Ce qui a aidé France, c’est la présence de ses parents. « Sur les conseils d’un homéopathe, nous avons décidé que je rentrerais manger tous les midis à la maison. Leur manière à eux de m’aider, ça a été de manger à mes côtés le midi. Ils pouvaient ainsi contrôler ce que je mangeais sans pour autant que ça devienne une obsession ».
Rosie se souvient d’une prise de conscience lors d’un camp guide, l’été de sa 3e secondaire. « C’était la mode des mini-shorts, une des guides m’a fait la remarque que même si j’étais très mince, j’avais quand même de la cellulite. Et là je me suis dit : ‘Je me crève physiquement depuis deux ans et ça ne change quand même pas. Alors, merde !’ ».
France et Rosie sont aujourd’hui femmes et mamans. Bien qu’à l’aube de la quarantaine, toutes deux évoquent encore aujourd’hui un rapport compliqué au corps et à l’alimentation. « Quand je me trouve dans des périodes difficiles, je dois travailler sur moi pour me dire que les kilos en trop que je vois dans le miroir ne sont pas réels. Ce qui m’a aidée, c’est la sophrologie, la pleine conscience et puis, surtout, de m’entourer de gens bienveillants », explique France.
« Avec le recul, je me dis que la nourriture c’est très social et que ça veut souvent dire quelque chose d’autre quand on a un problème avec son alimentation. Je pense qu’en tant que parent, il faut aller chercher les réponses et les pistes ailleurs que dans l’assiette », poursuit France.

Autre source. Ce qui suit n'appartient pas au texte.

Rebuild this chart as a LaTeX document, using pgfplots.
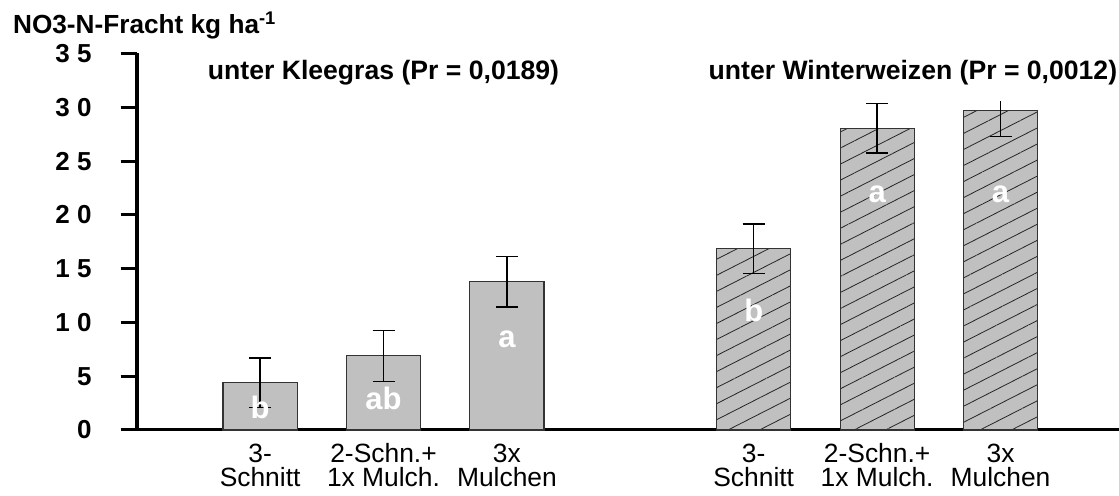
\documentclass[border=0pt]{standalone}
\usepackage{pgfplots}
\pgfplotsset{compat=1.18}
\usepackage{fontspec}
\setmainfont{Liberation Sans}
\usetikzlibrary{patterns.meta}
\definecolor{barfill}{HTML}{C0C0C0}
\definecolor{baredge}{HTML}{333333}
\newcommand\xlfont{\fontsize{13.2}{12}\selectfont\lineskiplimit=-20pt\relax}
\newcommand\st{\rule{0pt}{9.6pt}}
\begin{document}
\begin{tikzpicture}
\begin{axis}[
  at={(68.35pt,33pt)}, anchor=south west,
  scale only axis, width=491.15pt, height=188.25pt,
  xmin=-1, xmax=6.96, ymin=0, ymax=35,
  axis x line*=bottom, axis y line*=left,
  x axis line style={line width=1.5pt,-},
  y axis line style={line width=2pt,-},
  ytick={0,5,...,35},
  yticklabels={0,5,1 0,1 5,2 0,2 5,3 0,3 5},
  yticklabel style={font=\fontsize{13}{13}\selectfont\bfseries, xshift=-11pt},
  tick align=outside,
  major tick length=8pt,
  ytick style={line width=1.5pt, black},
  xtick={0,1,2,4,5,6},
  xticklabels={{\st 3-\\\st Schnitt},{\st 2-Schn.+\\\st 1x Mulch.},{\st 3x\\\st Mulchen},{\st 3-\\\st Schnitt},{\st 2-Schn.+\\\st 1x Mulch.},{\st 3x\\\st Mulchen}},
  xticklabel style={align=center, font=\xlfont, yshift=5pt},
  xtick style={draw=none},
  clip=false,
]
\addplot[ybar, bar shift=0pt, bar width=0.6, fill=barfill, draw=baredge, line width=0.6pt,
  error bars/.cd, y dir=both, y explicit,
  error bar style={line width=0.75pt, black},
  error mark options={rotate=90, line width=0.75pt, mark size=5.5pt, black}]
  table[x=x, y=y, y error=e] {
x y e
0 4.4 2.3
1 6.9 2.37
2 13.78 2.33
};
\addplot[ybar, bar shift=0pt, bar width=0.6, fill=barfill, draw=baredge, line width=0.6pt,
  postaction={pattern={Lines[angle=27, distance=7.15pt, line width=0.4pt]}, pattern color=black!85},
  error bars/.cd, y dir=both, y explicit,
  error bar style={line width=0.75pt, black},
  error mark options={rotate=90, line width=0.75pt, mark size=5.5pt, black}]
  table[x=x, y=y, y error=e] {
x y e
4 16.84 2.31
5 28.03 2.3
6 29.72 2.42
};
\fill[white] (axis cs:5.85,30.55) rectangle (axis cs:6.15,33.5);
\node[anchor=base, font=\fontsize{13.3}{13.3}\selectfont\bfseries] at (axis cs:1.0,32.6) {unter Kleegras (Pr = 0,0189)};
\node[anchor=base, font=\fontsize{13.3}{13.3}\selectfont\bfseries] at (axis cs:5.29,32.6) {unter Winterweizen (Pr = 0,0012)};
\begin{scope}[every node/.style={text=white, font=\fontsize{15.5}{15.5}\selectfont\bfseries}]
\node at (axis cs:0,2.1) {b};
\node at (axis cs:1,2.95) {ab};
\node at (axis cs:2,8.45) {a};
\node at (axis cs:4,11.1) {b};
\node at (axis cs:5,21.9) {a};
\node at (axis cs:6,21.9) {a};
\end{scope}
\end{axis}
\node[anchor=base west, inner sep=0pt, font=\fontsize{13.1}{13.1}\selectfont\bfseries] at (6.35pt,231.35pt) {NO3-N-Fracht kg ha\textsuperscript{-1}};
\pgfresetboundingbox
\path[use as bounding box] (0,0) rectangle (559.5pt,248pt);
\end{tikzpicture}
\end{document}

Le parent : pas le responsable, mais l’aidant

L’asbl Miata recommande aux proches de concentrer leurs efforts sur les solutions plutôt que sur les causes du trouble. Son expérience au sein de l’asbl démontre qu’on ne sort pas d’un trouble alimentaire tout·e seul·e. « Ces jeunes ont surtout besoin d’un cadre ferme et bienveillant et d’un soutien infaillible de leurs proches. Les parents doivent reprendre la main. Il vaut mieux ne pas tergiverser et aborder le sujet de façon claire : ‘Je vois que tu as maigri, je suis inquiet pour toi, je veux qu’on aille voir quelqu’un’. Surtout ne pas s’en remettre au jeune, puisqu’il est dans le déni et l’évitement ».

EN CHIFFRES

La répartition des troubles alimentaires

  • 10-15% anorexie, 30% boulimie et 55 à 60% de troubles non spécifiés.
  • Ils concernent principalement les 12-22 ans.
  • L’anorexie mentale touche 9 filles pour 1 garçon et la boulimie 7 filles pour 1 garçon.
  • Anorexie mentale : 70% guérison, 20% de chronicité, 10 % de mortalité.

Source : Docteur Yves Simon - Programme Anorexie-Boulimie du centre hospitalier le Domaine (Braine-l’Alleud)

EN PRATIQUE

Des outils pour en parler

  • La Wallonie et Bruxelles comptent 12 centres de soins habilités à accompagner des jeunes souffrant de troubles alimentaires. Retrouvez la liste sur anorexie-boulimie.be
  • My skinny sister, un film de Sanna Lenken.
  • Comment aider votre fille à sortir de l’anorexie, un livre d’Yves Simon et Isabelle Simon-Baïssas (Odile Jacob).